Your Daily Dracula – Harinam Singh, Khooni Dracula (1992)
The Bollywood equivalent of a poverty row horror flick – choppy, repetitive, monotonous, lurid, ugly-looking, very poorly edited and shot, and yet kind of fascinating in its sheer random goofiness. Of course, I watched it in unsubtitled Hindi so I might conceivably have missed some subtleties, but if the dialogue is on a level with everything else in the production I suspect not. Harinam Singh directed, co-wrote and stars in the movie, which seems for at least of its running time to be a random assembly of scenes in which the title monster stalks and gnaws on women who are taking showers with swimwear on or splashing about in pools or dressed in a weirdly hideous take on the Wonder Woman costume for a disco where the music and dancing are certainly not up to Indian blockbuster standards. The monster is a shapeshifter of sorts – manifesting first as a robed, hooded fiend type whose distorted face looks like a papier mache Rondo Hatton head mask that’s been runover by a truck (and has what looks like a baboon’s arsehole slap in the middle of its forehead like an oversized caste mark), then as a chubby, moustached creep with protruding underbite fangs and a ridiculous cardboard top hat (maybe modelled on the vampire from the Bugs Bunny cartoon Transylvania 6-5000?) … and, finally, as the same chubby, moustached creep without fangs acting like an agonised swain and perhaps very distantly channelling Alex D’Arcy as one of the screen’s least noteworthy Draculas in Blood of Dracula’s Castle.
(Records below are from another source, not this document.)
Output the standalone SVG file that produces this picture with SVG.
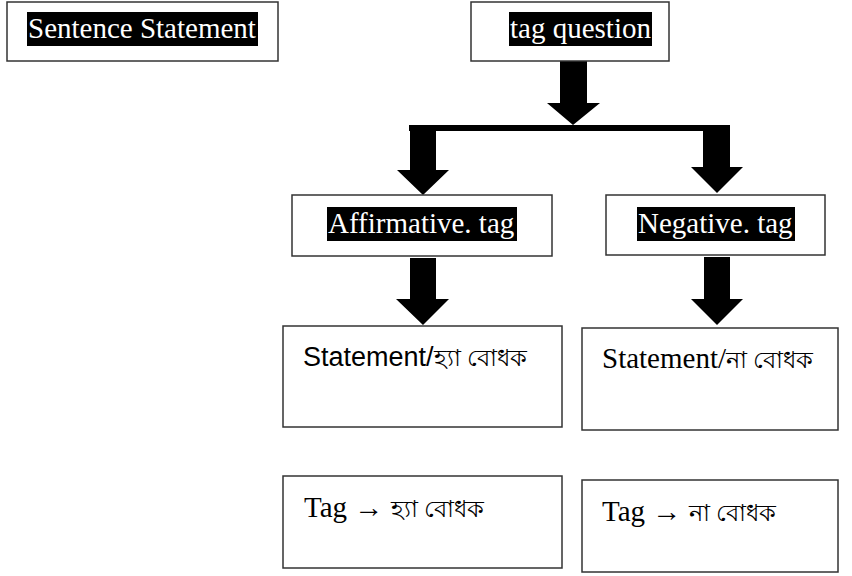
<svg xmlns="http://www.w3.org/2000/svg" width="852" height="576" viewBox="0 0 852 576">
<style>
.box{fill:#fff;stroke:#333;stroke-width:1.5}
.hl{fill:#000}
.arr{fill:#000}
.bn{font-size:24px}
</style>
<rect width="852" height="576" fill="#fff"/>
<g id="connectors">
<polygon class="arr" points="560,61 587,61 587,103 600,103 573,125 547,103 560,103"/>
<rect class="arr" x="409" y="125" width="321" height="6"/>
<polygon class="arr" points="410,125 436,125 436,170 449,170 423,195 397,170 410,170"/>
<polygon class="arr" points="703,125 730,125 730,167 743,167 717,193 691,167 703,167"/>
<polygon class="arr" points="410,258 436,258 436,299 449,299 423,325 396,299 410,299"/>
<polygon class="arr" points="704,257 730,257 730,299 743,299 717,325 691,299 704,299"/>
</g>
<g font-family="Liberation Serif, Times New Roman, serif" font-size="29" fill="#fff">
<g id="sentence-statement">
<rect class="box" x="7" y="2" width="271" height="59"/>
<rect class="hl" x="27" y="12" width="231" height="34"/>
<text x="28" y="38">Sentence Statement</text>
</g>
<g id="tag-question">
<rect class="box" x="471" y="2" width="198" height="59"/>
<rect class="hl" x="509" y="12" width="143" height="34"/>
<text x="510" y="38">tag question</text>
</g>
<g id="affirmative-tag">
<rect class="box" x="292" y="195" width="260" height="61"/>
<rect class="hl" x="327" y="207" width="190" height="34"/>
<text x="328" y="233">Affirmative. tag</text>
</g>
<g id="negative-tag">
<rect class="box" x="606" y="195" width="219" height="60"/>
<rect class="hl" x="637" y="207" width="158" height="34"/>
<text x="638" y="233">Negative. tag</text>
</g>
</g>
<g id="statement-affirmative">
<rect class="box" x="283" y="326" width="279" height="101"/>
<text x="303" y="366" font-family="Liberation Sans, Arial, sans-serif" font-size="27" fill="#000">Statement/<tspan class="bn">হ্যা বোধক</tspan></text>
</g>
<g font-family="Liberation Serif, Times New Roman, serif" font-size="29" fill="#000">
<g id="statement-negative">
<rect class="box" x="582" y="328" width="256" height="102"/>
<text x="602" y="368">Statement/<tspan class="bn">না বোধক</tspan></text>
</g>
<g id="tag-affirmative">
<rect class="box" x="283" y="476" width="279" height="92"/>
<text x="304" y="517">Tag → <tspan class="bn">হ্যা বোধক</tspan></text>
</g>
<g id="tag-negative">
<rect class="box" x="582" y="480" width="256" height="92"/>
<text x="602" y="521">Tag → <tspan class="bn">না বোধক</tspan></text>
</g>
</g>
</svg>
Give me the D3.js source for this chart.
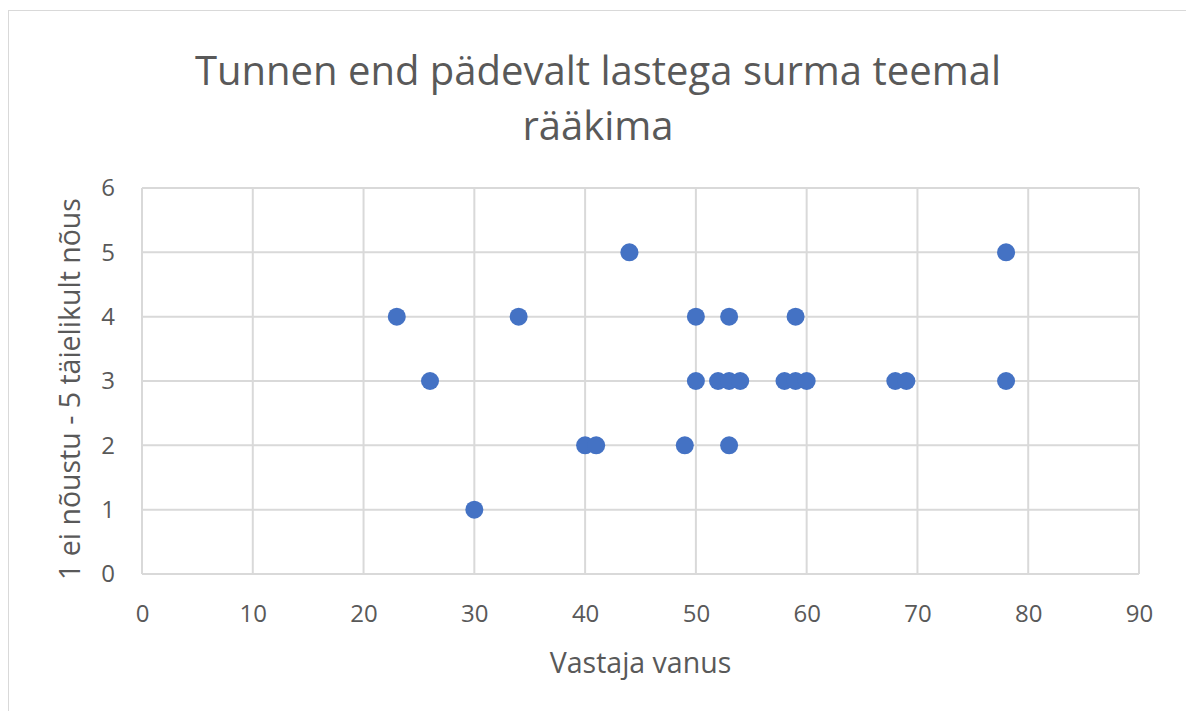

At mid-point, a flashback explains the monster’s origins – a plump, smooth, white-suited gangster-type raped and killed a servant on KD’s grave and her blood revived him. In the end, a harrying mob of god-botherers wielding symbols of several religions pursue and corner the Dracula and duff him up to death. The rapist villain gets shot in the head earlier, so justice is done. It may be the weakest vampire variant from India, but I’ve more research to do in this field.
It has a catchy theme song, though.
Nice one. I wonder if there is a 1970s moody Bollywood Dracula or if this film relates to the country opening up more in later years.